Bute House: 'No evidence' chandelier was looted from Nazi Germany
The National Trust for Scotland has conducted an investigation after the claims were made about First Minister's residence.
There is no conclusive evidence that a chandelier in the First Minister's official residence was looted from Nazi Germany, according to the National Trust for Scotland.
The charity, which was given ownership of Bute House in the 1960s, has conducted a preliminary investigation into the chandelier's history after the claims were made.
A report by Jewish human rights organisation the Simon Wiesenthal Centre suggested the chandelier could have been "looted from the British collecting point at Schloss Celle, or it may be an object looted from legitimate German ownership".
The official guide book for Bute House states that it was found "abandoned in one of the streets of Cleves", in northern Germany, by English interior decorator Felix Harbord.
Mr Harbord, who was charged with repatriating works of art from Nazi Germany, is said to have "had it packed in empty munitions boxes, which he addressed to No. 6 Charlotte Square", home of his client Lady Bute.
But the report, written by Irish historian Erin Gibbons, states: "Harbord had established a means of removing, from Germany, an unprovenanced artwork by placing it in an empty munitions box and addressing it to a client in Scotland.
"Further research is required to try to establish the origins of the chandelier in question."
After the claims were publicised this weekend, the Scottish Government asked the Trust to investigate.
On Monday, the charity confirmed that the provenance of the chandelier is thought to be based on a written account from the 1940s.
This appears to be the only source of information on the provenance of the chandelier and no further records were found within the Trust's archives.
Jennifer Melville , the trust's head of collections care, archives and libraries, said: "Unfortunately, back in the 1960s, when Bute House and its fixtures and fittings were acquired by the Treasury, it was not common for the detailed histories of objects to be investigated. They would simply be acquired, catalogued and put on display.
"Nowadays there is a much more rigorous approach and all museums and galleries in the UK are particularly mindful of the issues surrounding items acquired in the 1930s and 1940s.
"With this particular chandelier, all we have to go on is the written account passed on by the Marquess of Bute’s estate. The scenario painted by the Simon Wiesenthal Center is concerning but we still have no conclusive evidence to confirm that the chandelier was indeed looted.
"Nevertheless, as responsible custodians, we will lodge details of the chandelier on the central spoliation database.
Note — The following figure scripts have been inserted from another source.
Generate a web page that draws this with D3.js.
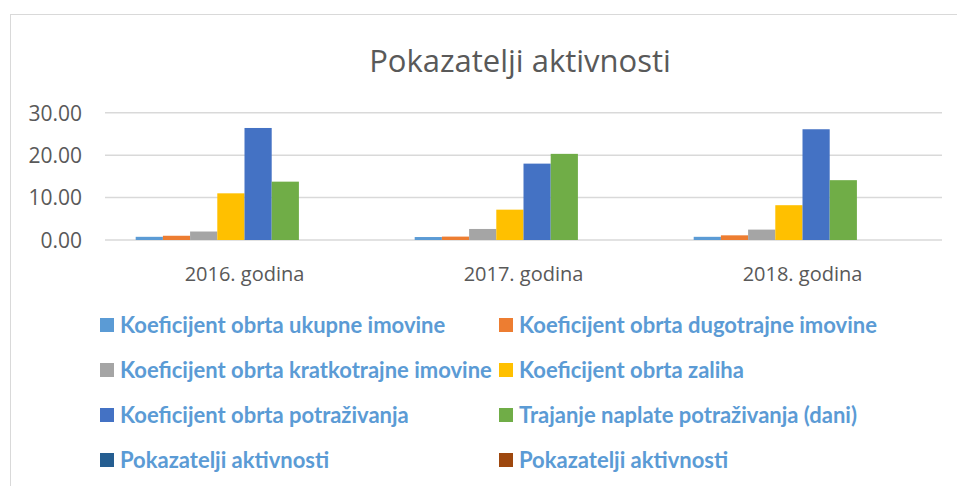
<!DOCTYPE html>
<html><head><meta charset="utf-8">
<script src="https://cdn.jsdelivr.net/npm/d3@7"></script>
<style>body{margin:0;background:#fff;}svg{display:block;}</style>
</head><body>
<svg id="c" width="957" height="486"></svg>
<script>
const title = "Pokazatelji aktivnosti";
const categories = ["2016. godina", "2017. godina", "2018. godina"];
const seriesNames = [
  "Koeficijent obrta ukupne imovine",
  "Koeficijent obrta dugotrajne imovine",
  "Koeficijent obrta kratkotrajne imovine",
  "Koeficijent obrta zaliha",
  "Koeficijent obrta potraživanja",
  "Trajanje naplate potraživanja (dani)",
  "Pokazatelji aktivnosti",
  "Pokazatelji aktivnosti"
];
const seriesColors = ["#5B9BD5","#ED7D31","#A5A5A5","#FFC000","#4472C4","#70AD47","#255E91","#9E480E"];
const ukupne = [0.75, 0.70, 0.75];
const dugotrajne = [1.00, 0.80, 1.10];
const kratkotrajne = [2.00, 2.60, 2.45];
const zalihe = [11.00, 7.15, 8.20];
const potrazivanja = [26.40, 18.00, 26.10];
const trajanje = [13.75, 20.30, 14.10];
const pokazatelji1 = [null, null, null];
const pokazatelji2 = [null, null, null];
const seriesValues = [ukupne, dugotrajne, kratkotrajne, zalihe, potrazivanja, trajanje, pokazatelji1, pokazatelji2];
const yTicks = [0, 10, 20, 30];

const svg = d3.select("#c");
svg.append("rect").attr("x",10.5).attr("y",14.5).attr("width",960).attr("height",480)
  .attr("fill","#fff").attr("stroke","#d9d9d9").attr("stroke-width",1);

svg.append("text").attr("x",520).attr("y",72).attr("text-anchor","middle")
  .attr("font-family","Open Sans").attr("font-size",31).attr("fill","#595959").text(title);

const x0 = d3.scaleBand().domain(categories).range([105, 942]).paddingInner(0.22).paddingOuter(0.11);
const x1 = d3.scaleBand().domain(d3.range(seriesNames.length)).range([0, x0.bandwidth()]);
const y = d3.scaleLinear().domain([0, 30]).range([240, 112.7]);

svg.append("g").selectAll("line").data(yTicks).join("line")
  .attr("x1",105).attr("x2",942).attr("y1",d=>y(d)).attr("y2",d=>y(d))
  .attr("stroke","#d9d9d9").attr("stroke-width",1.5);

const yAxis = d3.axisLeft(y).tickValues(yTicks).tickFormat(d3.format(".2f")).tickSize(0).tickPadding(0);
svg.append("g").attr("transform","translate(82,0)").call(yAxis)
  .call(g=>g.select(".domain").remove())
  .call(g=>g.selectAll("text").attr("font-family","Open Sans").attr("font-size",21).attr("fill","#595959").attr("dy","0.35em"));

const groups = svg.append("g").selectAll("g").data(categories).join("g")
  .attr("transform",d=>`translate(${x0(d)},0)`);
groups.selectAll("rect").data((c,i)=>seriesValues.map((s,k)=>({k, v:s[i]})).filter(d=>d.v!=null))
  .join("rect")
  .attr("x",d=>x1(d.k)).attr("width",x1.bandwidth())
  .attr("y",d=>y(d.v)).attr("height",d=>y(0)-y(d.v))
  .attr("fill",d=>seriesColors[d.k]);

const xAxis = d3.axisBottom(x0).tickSize(0).tickPadding(0);
svg.append("g").attr("transform","translate(0,267)").call(xAxis)
  .call(g=>g.select(".domain").remove())
  .call(g=>g.selectAll("text").attr("font-family","Open Sans").attr("font-size",20).attr("fill","#595959").attr("dy","0.71em"));

const items = svg.append("g").selectAll("g").data(seriesNames).join("g")
  .attr("transform",(d,i)=>`translate(${i%2===0?100:499},${325 + Math.floor(i/2)*45})`);
items.append("rect").attr("x",0).attr("y",-7).attr("width",14).attr("height",14).attr("fill",(d,i)=>seriesColors[i]);
items.append("text").attr("x",20).attr("y",0).attr("dy","0.35em")
  .attr("font-family","Lato").attr("font-weight","bold").attr("font-size",22).attr("fill","#5B9BD5").text(d=>d);
</script>
</body></html>
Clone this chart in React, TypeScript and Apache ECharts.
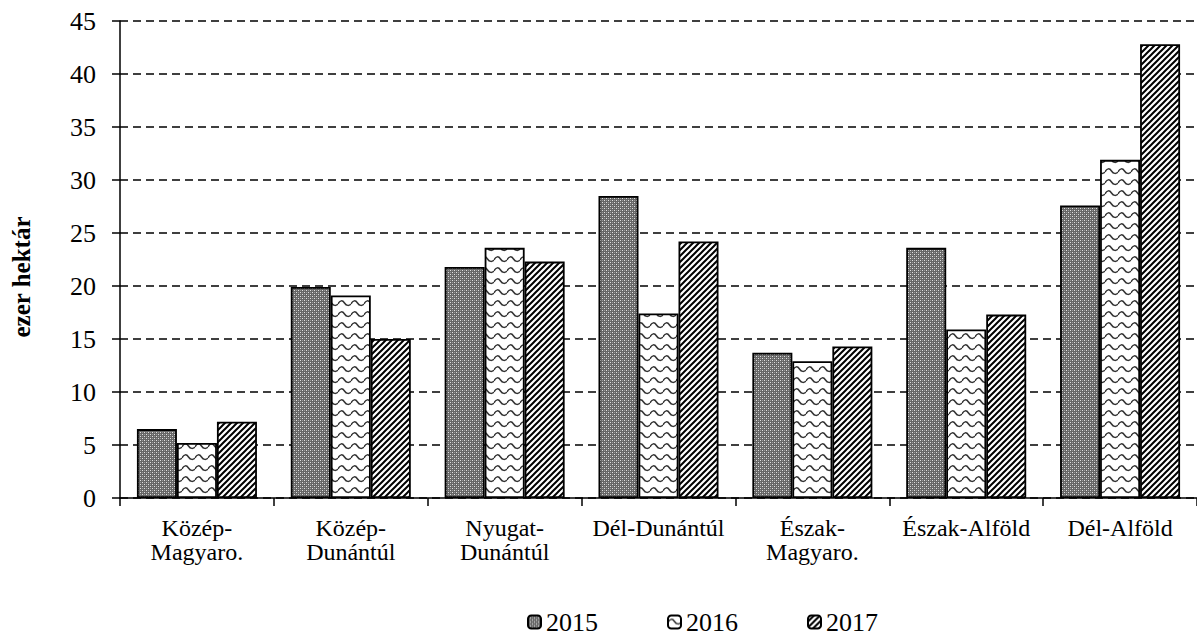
import React, { useEffect, useRef } from "react";
import * as echarts from "echarts";

const categories = [
  "Közép-\nMagyaro.",
  "Közép-\nDunántúl",
  "Nyugat-\nDunántúl",
  "Dél-Dunántúl",
  "Észak-\nMagyaro.",
  "Észak-Alföld",
  "Dél-Alföld",
];
const years = ["2015", "2016", "2017"];
const values2015 = [6.5, 19.9, 21.8, 28.5, 13.7, 23.6, 27.6];
const values2016 = [5.2, 19.1, 23.6, 17.4, 12.9, 15.9, 31.9];
const values2017 = [7.2, 15.0, 22.3, 24.2, 14.3, 17.3, 42.8];
const yTicks = { min: 0, max: 45, interval: 5 };
const yTitle = "ezer hektár";

const FONT = "'Liberation Serif', 'Times New Roman', serif";

function makeCanvas(w: number, h: number, draw: (ctx: CanvasRenderingContext2D) => void) {
  const c = document.createElement("canvas");
  c.width = w;
  c.height = h;
  const ctx = c.getContext("2d")!;
  draw(ctx);
  return { image: c.toDataURL(), repeat: "repeat", imageWidth: w, imageHeight: h } as any;
}

function patterns() {
  const p2015 = makeCanvas(4, 4, (ctx) => {
    ctx.fillStyle = "#666666";
    ctx.fillRect(0, 0, 4, 4);
    ctx.fillStyle = "#e0e0e0";
    ctx.fillRect(0, 0, 1, 1);
    ctx.fillRect(2, 2, 1, 1);
    ctx.fillStyle = "#9a9a9a";
    ctx.fillRect(2, 0, 1, 1);
    ctx.fillRect(0, 2, 1, 1);
  });
  const p2016 = makeCanvas(13, 11, (ctx) => {
    ctx.fillStyle = "#ffffff";
    ctx.fillRect(0, 0, 13, 11);
    ctx.strokeStyle = "#333";
    ctx.lineWidth = 1.5;
    ctx.beginPath();
    ctx.moveTo(0, 7);
    ctx.bezierCurveTo(2, 3, 4.5, 3, 6.5, 6);
    ctx.bezierCurveTo(8.5, 9, 11, 9, 13, 7);
    ctx.stroke();
  });
  const p2017 = makeCanvas(6, 6, (ctx) => {
    ctx.fillStyle = "#ffffff";
    ctx.fillRect(0, 0, 6, 6);
    ctx.strokeStyle = "#000";
    ctx.lineWidth = 2;
    ctx.beginPath();
    for (let k = -1; k <= 1; k++) {
      ctx.moveTo(k * 6 - 1, 7);
      ctx.lineTo(k * 6 + 7, -1);
    }
    ctx.stroke();
  });
  return [p2015, p2016, p2017];
}

export default function App() {
  const ref = useRef<HTMLDivElement>(null);
  useEffect(() => {
    if (!ref.current) return;
    const chart = echarts.init(ref.current, undefined, { renderer: "svg" });
    const pats = patterns();
    const data = [values2015, values2016, values2017];
    chart.setOption({
      animation: false,
      backgroundColor: "#ffffff",
      textStyle: { fontFamily: FONT, color: "#000" },
      grid: { left: 120, right: -10, top: 21, bottom: 140, containLabel: false },
      legend: {
        left: 527,
        top: 609,
        padding: 0,
        itemWidth: 13,
        itemHeight: 13,
        itemGap: 69,
        textStyle: { fontFamily: FONT, fontSize: 26, lineHeight: 26, color: "#000" },
        data: years,
      },
      graphic: [
        {
          type: "text",
          x: 21,
          y: 277,
          rotation: Math.PI / 2,
          style: {
            text: yTitle,
            font: `bold 25px ${FONT}`,
            fill: "#000",
            align: "center",
            verticalAlign: "middle",
          },
        },
      ],
      xAxis: {
        type: "category",
        data: categories,
        axisLine: { lineStyle: { color: "#000", width: 1.5 } },
        axisTick: { show: true, interval: 0, length: 8, lineStyle: { color: "#000", width: 1.5 } },
        axisLabel: {
          interval: 0,
          fontFamily: FONT,
          fontSize: 24,
          lineHeight: 24,
          color: "#000",
          margin: 18,
        },
      },
      yAxis: {
        type: "value",
        min: yTicks.min,
        max: yTicks.max,
        interval: yTicks.interval,
        axisLine: { show: true, lineStyle: { color: "#000", width: 1.5 } },
        axisTick: { show: true, length: 8, lineStyle: { color: "#000", width: 1.5 } },
        axisLabel: { fontFamily: FONT, fontSize: 26, color: "#000", margin: 24 },
        splitLine: { show: true, lineStyle: { color: "#000", type: [8, 5], width: 1.5 } },
      },
      series: years.map((y, i) => ({
        name: y,
        type: "bar",
        data: data[i],
        barGap: "0%",
        barCategoryGap: "22%",
        itemStyle: { color: pats[i], borderColor: "#000", borderWidth: 1.8 },
      })),
    });
    return () => chart.dispose();
  }, []);
  return (
    <div
      ref={ref}
      style={{ position: "fixed", left: 0, top: 0, width: 1197, height: 638, background: "#fff" }}
    />
  );
}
This contains a list of artifacts held in the UK of uncertain provenance and enables anyone who may have further information to come forward."
A Scottish Government spokesman said: "The Scottish Government deplores the illegal looting of artwork that took place during World War II and other conflicts and is supportive of global efforts to increase awareness of the problem and establish the rightful provenance of items that may have been stolen.
"We support the aims of the UK-wide National Museum Directors' Council (NMDC), which has set out a statement of principles and actions for member organisations on the spoliation of works of art during the Holocaust and WWII.
"Following the claims made in the Simon Wiesenthal Centre report about the Bute House drawing room chandelier, the National Trust has established that it has no further information in its archives about the chandelier's provenance beyond the information already made public. We will now establish whether there are any further sources of information that may offer further insight into the chandelier."
He added: "In line with the recommendations of the NMDC, we will make public any further information that comes to light and we will also take immediate steps to update all relevant published information on the chandelier, including on the First Minister's website, ensuring that the information in the Wiesenthal Centre report is given proper prominence.
"We welcome the decision by the National Trust to place the chandelier on the spoliation database. This database already includes details of artworks held in museums and galleries in Scotland from this period where detailed investigation has yet to establish provenance and is an important tool in establishing the facts around stolen artwork from this period."